Usability tests are important research tools to help business owners, website developers, and other communication professionals better understand how people interact with their organization’s website. While the term “usability test” can be used for any type of product or communication, it is most often referenced in terms of testing a website. Use usability tests to determine how well your navigation works, how well people interact with your content, and how well people are able to perform and accomplish tasks.
Click on the diagram below to learn the seven steps for conducting an effective usability test.
How to Conduct Usability Tests
- Recruit Participants
While it is ideal to find people who fall under your company’s target market, you can do a usability test with anyone that is familiar with your industry.

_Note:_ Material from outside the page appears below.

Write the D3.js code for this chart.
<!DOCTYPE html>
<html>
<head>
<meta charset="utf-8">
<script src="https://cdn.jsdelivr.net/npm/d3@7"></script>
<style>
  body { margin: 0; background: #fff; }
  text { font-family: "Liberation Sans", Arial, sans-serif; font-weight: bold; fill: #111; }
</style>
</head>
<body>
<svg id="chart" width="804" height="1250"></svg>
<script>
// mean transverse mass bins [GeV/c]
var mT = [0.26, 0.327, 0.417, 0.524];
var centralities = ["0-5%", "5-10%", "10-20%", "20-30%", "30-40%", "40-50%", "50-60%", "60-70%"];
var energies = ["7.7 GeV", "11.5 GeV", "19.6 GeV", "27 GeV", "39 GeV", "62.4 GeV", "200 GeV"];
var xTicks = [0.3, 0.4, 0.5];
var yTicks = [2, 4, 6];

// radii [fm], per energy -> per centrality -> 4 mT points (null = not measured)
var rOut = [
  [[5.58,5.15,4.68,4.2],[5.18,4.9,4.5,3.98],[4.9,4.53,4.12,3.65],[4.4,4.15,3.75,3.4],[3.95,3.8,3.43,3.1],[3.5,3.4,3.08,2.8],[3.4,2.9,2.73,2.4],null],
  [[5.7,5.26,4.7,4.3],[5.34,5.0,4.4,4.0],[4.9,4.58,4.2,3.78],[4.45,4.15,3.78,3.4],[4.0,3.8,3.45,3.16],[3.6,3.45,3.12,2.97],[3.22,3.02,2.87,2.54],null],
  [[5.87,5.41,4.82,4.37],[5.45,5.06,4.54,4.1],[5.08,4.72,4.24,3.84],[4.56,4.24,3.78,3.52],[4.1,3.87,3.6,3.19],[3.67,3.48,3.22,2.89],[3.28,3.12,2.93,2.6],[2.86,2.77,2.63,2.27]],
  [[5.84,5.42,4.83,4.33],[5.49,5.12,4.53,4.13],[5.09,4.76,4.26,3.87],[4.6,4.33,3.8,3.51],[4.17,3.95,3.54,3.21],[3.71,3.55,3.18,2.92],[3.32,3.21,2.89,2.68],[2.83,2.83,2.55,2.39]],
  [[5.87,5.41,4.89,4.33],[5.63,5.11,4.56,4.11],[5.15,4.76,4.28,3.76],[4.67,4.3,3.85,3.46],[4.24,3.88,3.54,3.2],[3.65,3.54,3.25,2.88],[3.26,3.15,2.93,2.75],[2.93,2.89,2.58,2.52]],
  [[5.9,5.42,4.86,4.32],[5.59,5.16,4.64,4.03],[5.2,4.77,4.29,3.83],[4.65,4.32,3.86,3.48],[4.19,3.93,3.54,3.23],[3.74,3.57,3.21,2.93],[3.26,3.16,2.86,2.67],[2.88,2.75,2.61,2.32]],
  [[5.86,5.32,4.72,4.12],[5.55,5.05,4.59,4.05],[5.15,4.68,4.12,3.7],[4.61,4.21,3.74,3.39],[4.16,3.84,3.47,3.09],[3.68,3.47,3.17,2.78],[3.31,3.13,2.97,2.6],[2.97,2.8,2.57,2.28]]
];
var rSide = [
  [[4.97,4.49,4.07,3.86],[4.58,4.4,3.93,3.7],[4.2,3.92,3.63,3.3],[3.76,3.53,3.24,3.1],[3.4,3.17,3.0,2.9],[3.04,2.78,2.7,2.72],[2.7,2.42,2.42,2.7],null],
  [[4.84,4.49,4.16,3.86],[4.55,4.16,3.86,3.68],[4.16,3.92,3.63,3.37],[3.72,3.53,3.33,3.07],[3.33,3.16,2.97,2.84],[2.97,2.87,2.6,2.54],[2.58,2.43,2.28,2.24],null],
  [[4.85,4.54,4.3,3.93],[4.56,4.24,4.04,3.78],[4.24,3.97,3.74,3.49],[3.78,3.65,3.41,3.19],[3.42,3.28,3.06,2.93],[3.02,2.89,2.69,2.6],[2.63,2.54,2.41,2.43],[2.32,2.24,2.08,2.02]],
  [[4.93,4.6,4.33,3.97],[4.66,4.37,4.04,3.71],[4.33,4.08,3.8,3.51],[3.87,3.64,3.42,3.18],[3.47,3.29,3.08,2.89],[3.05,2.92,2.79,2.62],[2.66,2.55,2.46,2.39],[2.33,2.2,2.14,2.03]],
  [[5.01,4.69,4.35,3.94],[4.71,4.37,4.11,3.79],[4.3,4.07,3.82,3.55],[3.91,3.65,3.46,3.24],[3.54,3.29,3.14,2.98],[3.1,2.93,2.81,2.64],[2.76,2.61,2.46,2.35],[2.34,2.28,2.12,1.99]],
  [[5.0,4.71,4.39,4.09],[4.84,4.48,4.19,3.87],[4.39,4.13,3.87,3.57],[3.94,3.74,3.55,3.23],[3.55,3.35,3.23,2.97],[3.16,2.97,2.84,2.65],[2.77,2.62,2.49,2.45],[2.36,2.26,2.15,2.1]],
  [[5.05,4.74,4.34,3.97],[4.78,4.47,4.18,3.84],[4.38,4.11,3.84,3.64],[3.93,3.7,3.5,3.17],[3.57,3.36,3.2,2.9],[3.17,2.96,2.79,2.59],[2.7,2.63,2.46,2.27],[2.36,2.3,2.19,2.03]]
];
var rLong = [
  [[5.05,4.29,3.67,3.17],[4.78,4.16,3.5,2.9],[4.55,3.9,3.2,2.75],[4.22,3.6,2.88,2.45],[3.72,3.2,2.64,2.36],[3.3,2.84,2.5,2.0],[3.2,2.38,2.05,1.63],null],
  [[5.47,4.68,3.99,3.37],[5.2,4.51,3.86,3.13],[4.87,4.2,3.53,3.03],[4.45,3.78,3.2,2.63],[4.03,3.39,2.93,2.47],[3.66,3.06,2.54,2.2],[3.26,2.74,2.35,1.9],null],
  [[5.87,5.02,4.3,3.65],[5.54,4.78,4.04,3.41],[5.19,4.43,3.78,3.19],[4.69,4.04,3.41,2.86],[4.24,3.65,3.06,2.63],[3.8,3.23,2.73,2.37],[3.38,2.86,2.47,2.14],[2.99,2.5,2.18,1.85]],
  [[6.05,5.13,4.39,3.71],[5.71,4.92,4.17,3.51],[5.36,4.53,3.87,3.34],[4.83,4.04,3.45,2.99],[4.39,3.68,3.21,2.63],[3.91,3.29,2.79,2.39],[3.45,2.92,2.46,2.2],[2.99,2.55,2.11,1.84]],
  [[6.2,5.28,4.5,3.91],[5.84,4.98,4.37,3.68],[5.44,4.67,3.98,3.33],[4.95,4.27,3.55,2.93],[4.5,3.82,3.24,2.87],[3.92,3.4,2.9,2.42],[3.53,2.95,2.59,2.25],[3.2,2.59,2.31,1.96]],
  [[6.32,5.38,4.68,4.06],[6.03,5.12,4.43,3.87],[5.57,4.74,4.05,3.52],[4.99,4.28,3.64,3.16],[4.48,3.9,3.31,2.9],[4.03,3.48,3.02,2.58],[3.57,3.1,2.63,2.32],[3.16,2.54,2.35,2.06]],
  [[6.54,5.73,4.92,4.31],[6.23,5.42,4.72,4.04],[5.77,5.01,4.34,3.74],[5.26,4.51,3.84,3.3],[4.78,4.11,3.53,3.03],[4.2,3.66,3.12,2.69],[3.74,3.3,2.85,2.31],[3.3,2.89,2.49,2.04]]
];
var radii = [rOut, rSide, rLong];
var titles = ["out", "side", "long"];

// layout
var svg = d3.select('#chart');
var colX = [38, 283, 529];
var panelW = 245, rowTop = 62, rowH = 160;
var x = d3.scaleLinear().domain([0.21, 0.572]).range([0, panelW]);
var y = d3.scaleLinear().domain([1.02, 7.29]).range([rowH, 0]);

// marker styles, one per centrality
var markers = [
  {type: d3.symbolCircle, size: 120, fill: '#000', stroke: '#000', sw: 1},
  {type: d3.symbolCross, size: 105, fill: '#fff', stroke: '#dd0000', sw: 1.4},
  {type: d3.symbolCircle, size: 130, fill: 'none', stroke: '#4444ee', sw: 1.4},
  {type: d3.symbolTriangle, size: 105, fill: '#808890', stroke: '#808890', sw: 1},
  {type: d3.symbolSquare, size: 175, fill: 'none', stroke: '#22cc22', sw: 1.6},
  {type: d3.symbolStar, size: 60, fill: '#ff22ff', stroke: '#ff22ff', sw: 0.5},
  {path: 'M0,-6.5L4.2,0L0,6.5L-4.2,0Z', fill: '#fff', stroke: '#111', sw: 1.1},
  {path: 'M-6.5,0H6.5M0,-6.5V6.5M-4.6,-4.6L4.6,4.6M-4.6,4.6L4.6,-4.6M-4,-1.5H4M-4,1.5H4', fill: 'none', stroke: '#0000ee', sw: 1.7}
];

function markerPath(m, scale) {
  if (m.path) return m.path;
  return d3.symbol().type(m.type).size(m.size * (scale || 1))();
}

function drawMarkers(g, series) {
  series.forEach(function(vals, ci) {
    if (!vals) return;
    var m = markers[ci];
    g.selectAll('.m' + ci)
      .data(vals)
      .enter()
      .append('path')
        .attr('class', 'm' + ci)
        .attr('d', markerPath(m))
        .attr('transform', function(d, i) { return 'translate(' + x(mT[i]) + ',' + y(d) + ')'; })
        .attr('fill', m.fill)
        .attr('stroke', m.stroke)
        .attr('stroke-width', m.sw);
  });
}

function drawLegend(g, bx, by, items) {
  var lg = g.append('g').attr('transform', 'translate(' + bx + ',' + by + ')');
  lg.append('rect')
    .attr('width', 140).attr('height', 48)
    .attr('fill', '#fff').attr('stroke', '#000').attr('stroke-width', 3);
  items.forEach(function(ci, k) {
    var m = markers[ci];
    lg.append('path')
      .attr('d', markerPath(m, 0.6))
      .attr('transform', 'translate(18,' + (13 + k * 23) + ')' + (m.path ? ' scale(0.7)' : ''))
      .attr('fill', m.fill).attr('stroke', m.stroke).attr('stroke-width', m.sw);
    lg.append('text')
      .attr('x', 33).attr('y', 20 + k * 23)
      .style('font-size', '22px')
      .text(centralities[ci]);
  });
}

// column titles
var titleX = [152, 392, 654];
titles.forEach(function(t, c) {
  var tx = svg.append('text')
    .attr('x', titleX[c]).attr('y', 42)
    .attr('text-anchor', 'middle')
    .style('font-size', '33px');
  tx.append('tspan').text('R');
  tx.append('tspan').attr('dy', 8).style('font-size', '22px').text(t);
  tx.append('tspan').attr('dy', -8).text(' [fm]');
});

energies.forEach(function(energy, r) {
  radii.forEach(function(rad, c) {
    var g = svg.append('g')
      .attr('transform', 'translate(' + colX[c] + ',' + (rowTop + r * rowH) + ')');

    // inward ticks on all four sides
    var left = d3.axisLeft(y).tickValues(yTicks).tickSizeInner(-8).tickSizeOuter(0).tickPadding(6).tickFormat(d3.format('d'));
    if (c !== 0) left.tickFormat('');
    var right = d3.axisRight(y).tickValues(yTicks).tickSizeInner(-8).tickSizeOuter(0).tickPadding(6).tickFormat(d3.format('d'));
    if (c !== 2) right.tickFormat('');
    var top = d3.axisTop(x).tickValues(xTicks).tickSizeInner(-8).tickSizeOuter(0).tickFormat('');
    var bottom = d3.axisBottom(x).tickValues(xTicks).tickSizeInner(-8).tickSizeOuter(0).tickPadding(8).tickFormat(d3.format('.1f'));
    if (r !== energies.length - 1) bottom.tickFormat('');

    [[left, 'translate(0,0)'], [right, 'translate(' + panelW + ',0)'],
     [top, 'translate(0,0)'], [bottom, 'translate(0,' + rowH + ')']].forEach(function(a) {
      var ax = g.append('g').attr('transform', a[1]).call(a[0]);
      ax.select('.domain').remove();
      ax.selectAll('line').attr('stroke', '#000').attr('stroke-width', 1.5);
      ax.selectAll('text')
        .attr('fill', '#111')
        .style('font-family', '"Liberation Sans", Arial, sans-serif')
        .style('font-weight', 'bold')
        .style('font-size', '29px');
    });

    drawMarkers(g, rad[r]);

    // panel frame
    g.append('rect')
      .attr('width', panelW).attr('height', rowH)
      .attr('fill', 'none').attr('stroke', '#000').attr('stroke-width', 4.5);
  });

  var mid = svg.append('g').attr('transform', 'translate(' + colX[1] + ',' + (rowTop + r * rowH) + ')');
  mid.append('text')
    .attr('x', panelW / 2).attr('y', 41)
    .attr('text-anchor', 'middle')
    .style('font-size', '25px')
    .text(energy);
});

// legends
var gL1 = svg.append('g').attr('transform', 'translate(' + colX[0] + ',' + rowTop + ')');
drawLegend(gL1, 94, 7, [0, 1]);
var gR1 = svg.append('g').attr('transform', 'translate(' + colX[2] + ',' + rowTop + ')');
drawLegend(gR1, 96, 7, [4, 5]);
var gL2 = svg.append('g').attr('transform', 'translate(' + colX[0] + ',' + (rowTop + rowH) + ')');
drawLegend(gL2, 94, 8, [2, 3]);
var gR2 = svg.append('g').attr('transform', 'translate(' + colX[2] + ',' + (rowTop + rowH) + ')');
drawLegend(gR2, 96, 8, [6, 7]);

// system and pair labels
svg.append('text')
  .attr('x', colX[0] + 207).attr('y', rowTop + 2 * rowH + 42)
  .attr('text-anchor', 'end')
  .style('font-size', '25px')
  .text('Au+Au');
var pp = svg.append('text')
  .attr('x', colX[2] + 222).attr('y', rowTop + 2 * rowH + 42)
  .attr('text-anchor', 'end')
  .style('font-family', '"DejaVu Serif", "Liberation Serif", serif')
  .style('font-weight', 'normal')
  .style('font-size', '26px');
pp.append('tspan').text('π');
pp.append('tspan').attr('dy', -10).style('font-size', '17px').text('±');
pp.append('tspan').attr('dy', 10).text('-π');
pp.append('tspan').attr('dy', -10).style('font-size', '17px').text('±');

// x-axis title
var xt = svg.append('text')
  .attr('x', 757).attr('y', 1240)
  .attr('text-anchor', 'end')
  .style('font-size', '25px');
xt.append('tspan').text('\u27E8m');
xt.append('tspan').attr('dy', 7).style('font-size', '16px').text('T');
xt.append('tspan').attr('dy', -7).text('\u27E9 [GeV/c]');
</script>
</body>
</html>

Find several people (you can do as many as you feel will give you good insight, but often 6 – 12 people will suffice) who are willing to do the test with you. Be sure to let them know the time it will take to complete the test (tests are best if kept to 30 minutes or less). Have participants fill out a form that provides important demographic information for you. Ask permission to record session.
- Establish Recording Method
Usability tests can be recorded in one of three ways: by video-recording the session; by taking copious notes; or by using usability tracking software. Regardless of your method, it is important that you record, in detail, the actions and responses of your participants. While note taking is obviously the easiest method, it can be difficult to capture everything that a user does or says while using a website.

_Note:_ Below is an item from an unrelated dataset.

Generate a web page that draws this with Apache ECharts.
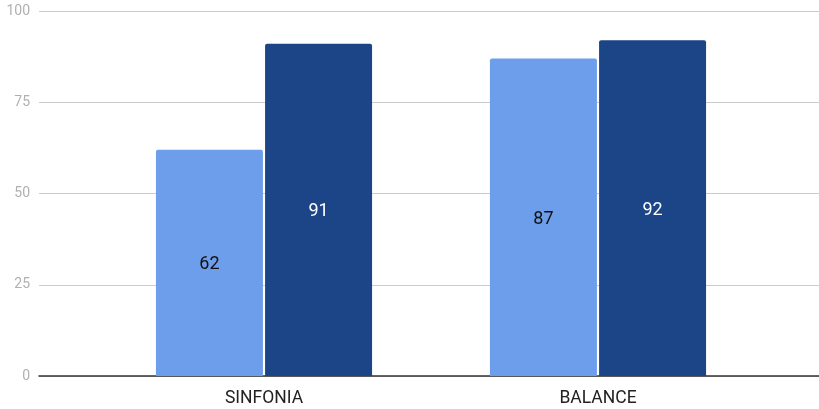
<!DOCTYPE html>
<html><head><meta charset="utf-8">
<script src="https://cdn.jsdelivr.net/npm/echarts@6/dist/echarts.min.js"></script>
<style>html,body{margin:0;padding:0;background:#fff}#c{width:819px;height:409px}</style>
</head><body><div id="c"></div>
<script>
var categories = ['SINFONIA', 'BALANCE'];
var seriesLight = [62, 87];
var seriesDark = [91, 92];
var yTicks = [0, 25, 50, 75, 100];

var chart = echarts.init(document.getElementById('c'), null, {renderer: 'canvas'});
var font = 'Roboto, "Liberation Sans", sans-serif';
chart.setOption({
  animation: false,
  grid: [
    {left: 39, right: 0, top: 11, bottom: 33},
    {left: 97, right: 54, top: 11, bottom: 33}
  ],
  xAxis: [
    {type: 'category', gridIndex: 0, data: [''], axisLine: {lineStyle: {color: '#333', width: 1.5}},
     axisTick: {show: false}, axisLabel: {show: false}, splitLine: {show: false}},
    {type: 'category', gridIndex: 1, data: categories, axisLine: {show: false}, axisTick: {show: false},
     axisLabel: {color: '#222', fontSize: 17.5, fontFamily: font, margin: 14}}
  ],
  yAxis: [
    {type: 'value', gridIndex: 0, min: yTicks[0], max: yTicks[yTicks.length - 1], interval: 25,
     axisLine: {show: false}, axisTick: {show: false},
     axisLabel: {color: '#b0b0b0', fontSize: 14, fontFamily: font, margin: 9},
     splitLine: {lineStyle: {color: '#ccc', width: 1}}},
    {type: 'value', gridIndex: 1, min: 0, max: 100, show: false, splitLine: {show: false}}
  ],
  series: [
    {type: 'bar', xAxisIndex: 1, yAxisIndex: 1, data: seriesLight, barWidth: 107, barGap: '2%',
     itemStyle: {color: '#6d9eeb', borderRadius: [2, 2, 0, 0]},
     label: {show: true, position: 'inside', offset: [0, 2], color: '#111', fontSize: 18, fontFamily: font}},
    {type: 'bar', xAxisIndex: 1, yAxisIndex: 1, data: seriesDark, barWidth: 107, barGap: '2%',
     itemStyle: {color: '#1c4587', borderRadius: [2, 2, 0, 0]},
     label: {show: true, position: 'inside', offset: [0, 2], color: '#fff', fontSize: 18, fontFamily: font}}
  ]
});
</script></body></html>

- Explain Test to Participants
Once you are ready to administer the test, sit down with each participant individually. Your job is to help them feel comfortable. Some of the things you may explain to them include:
1. Why this test is being done;
2. That the website is being tested, not them;
3. That they will need to say out loud what they are thinking during the test;
4. That they won’t hurt your feelings;
5. That they can ask questions, but let them know that you may not be able to answer them immediately;
6. That they can have a break if they want it.
- Being Test with General Questions
Mostly as an exercise to get your participants comfortable, begin by asking them simple, generic questions—their hobbies, occupation, favorite websites, etc. Ask them about their knowledge of the industry and how often they frequent websites or companies related to yours. Ask them what they tend to like or dislike on websites in the same industry as yours. Remind users that they will need to talk out loud during the test, saying what they are thinking as they click on things.
- Conduct a Homepage Tour (think aloud)
Ask users to review the homepage, but ask them NOT to click on anything. Ask non-leading questions, such as the following:
“Based on what you see, can you tell me what you think our company does?”
“What are your first impressions?”
“Are there things you like or don’t like about the home page?”
- Give Tasks (think aloud)
Develop 3 – 5 tasks for your users to accomplish that will help you learn important insights about users’ experiences with the website. Consider creating both open tasks (“what’s something you would like to know on this site and can you find it?”) and closed, specific tasks (“imagine you are buying a home and you want to know the process for applying for a loan; can you tell me what the process is, based on what you find?”) Remind users at every step to talk out loud and take notes, especially when then seem confused or frustrated.
- Evaluate Notes & Make Revisions
Review notes from several usability tests, looking for patterns or repeat behaviors from participants. Pay special attention to moments when users seemed frustrated or confused or when they say things like “I wish they had…” or “I’m not sure what that means,” or “that’s not what I expected.” After carefully analyzing trends, look for the simplest ways to fix your website (most issues can be fixed with simple adjustments.) Re-test the site to see if the revisions were an improvement.